Peasantries with long experience of on-the-ground statecraft have always understood that the state is a recording, registering, and measuring machine. So when a government surveyor arrives with a plane table, or census takers come with their clipboards and questionnaires to register households, the subjects understand that trouble in the form of conscription, forced labor, land seizures, head taxes, or new taxes on croplands cannot be far behind. They understand implicitly that behind the coercive machinery lie piles of paperwork: lists, documents, tax rolls, population registers, regulations, requisitions, orders—paperwork that is for the most part mystifying and beyond their ken. The firm identification in their minds between paper documents and the source of their oppressions has meant that the first act of many peasant rebellions has been to burn down the local records office where these documents are housed. Grasping the fact that the state saw its land and subjects through record keeping, the peasantry implicitly assumed that blinding the state might end their woes.

Scott (2017), p. 120

It’s hard to read Scott’s description of govermentality and not think of the archive. The archive is often directly associated with state, corporate and institutional power (Jimerson, 2009), sometimes even going back millennia (Derrida, 1996). The vast scope of effects that writing and record making/keeping have brought about is a major theme in this book, which at a surface level seems to be about archaeology and agriculture.

Hyperfocusing on the governmentality of archives and record keeping practices actually helps throw into relief aspects of the archive that decenter this traditional story of archival work. It allows us to focus instead on archives as spaces for community, activism, resistance (Pell, 2015 ; Flinn, Stevens, & Shepherd, 2009) as well as desire, affect (Cifor, Caswell, Migoni, & Geraci, 2018 ; Caswell & Cifor, 2016) and re-imagination (Gilliland & Caswell, 2016).

Is it at all useful to consider how these re-conceptions of archival work map onto web infrastructures (Srinivasan & Fish, 2017)? Does the web really offer us new modes for participation, or does the slippage in media forms provide the breathing room necessary for us to really question what an archive is, and who an archivist can be? (Huvila, 2015)?

Like much of Scott’s other work I think Against the Grain implicitly invites us to think about the new algorithmic readers for our digitalized and networked records (aka Big Data). The Empire has always struck back against, or at least enveloped, our attempts to transform archival work. The standards and inner workings of web infrastructure are knowingly, or unknowingly, complicit in this truly ancient project of legibility. What modes of resistance and solidarity will help us cultivate new genres of archive that are needed for our survival as a species?
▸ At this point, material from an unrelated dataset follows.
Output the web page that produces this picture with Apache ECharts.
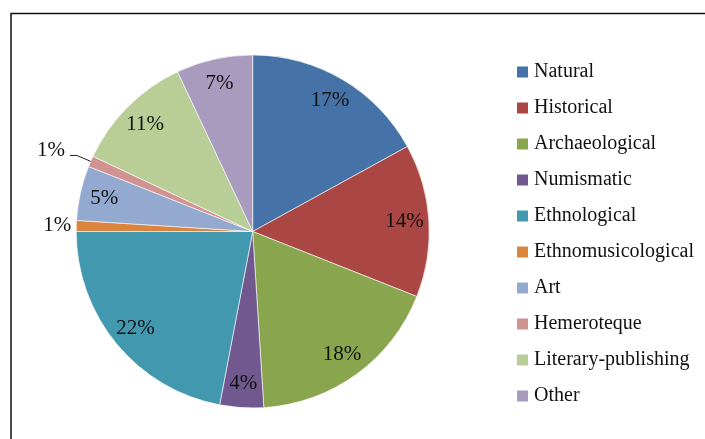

Lots of questions – let me know your answers!

References

Caswell, M., & Cifor, M. (2016). From human rights to feminist ethics: radical empathy in the archives. Archivaria, 82, 23–43.
Cifor, M., Caswell, M., Migoni, A. A., & Geraci, N. (2018). “What we do crosses over into activism”: The politics and practice of community archives. Acrhives and Public History, 40(2), 69–95.
Derrida, J. (1996). Archive fever: A freudian impression. University of Chicago Press.
Flinn, A., Stevens, M., & Shepherd, E. (2009). Whose memories, whose archives? Independent community archives, autonomy and the mainstream. Archival Science, 9(1-2), 71–86.
Gilliland, A. J., & Caswell, M. (2016). Records and their imaginaries: imagining the impossible, making possible the imagined. Archival Science, 16(1), 53–75.
Huvila, I. (2015). The Unbearable Lightness of Participating? Revisiting the discourses of “participation” in archival literature. Journal of Documentation, 43, 29–41.
Jimerson, R. C. (2009). Archives power: memory, accountability, and social justice. Society of American Archivists.
Pell, S. (2015). Radicalizing the politics of the archive: An ethnographic reading of an activist archive. Archivaria, 80, 33–57.
Scott, J. C. (2017). Against the grain: A deep history of the earliest states. Yale University Press.
Srinivasan, R., & Fish, A. (2017). After the internet. Polity.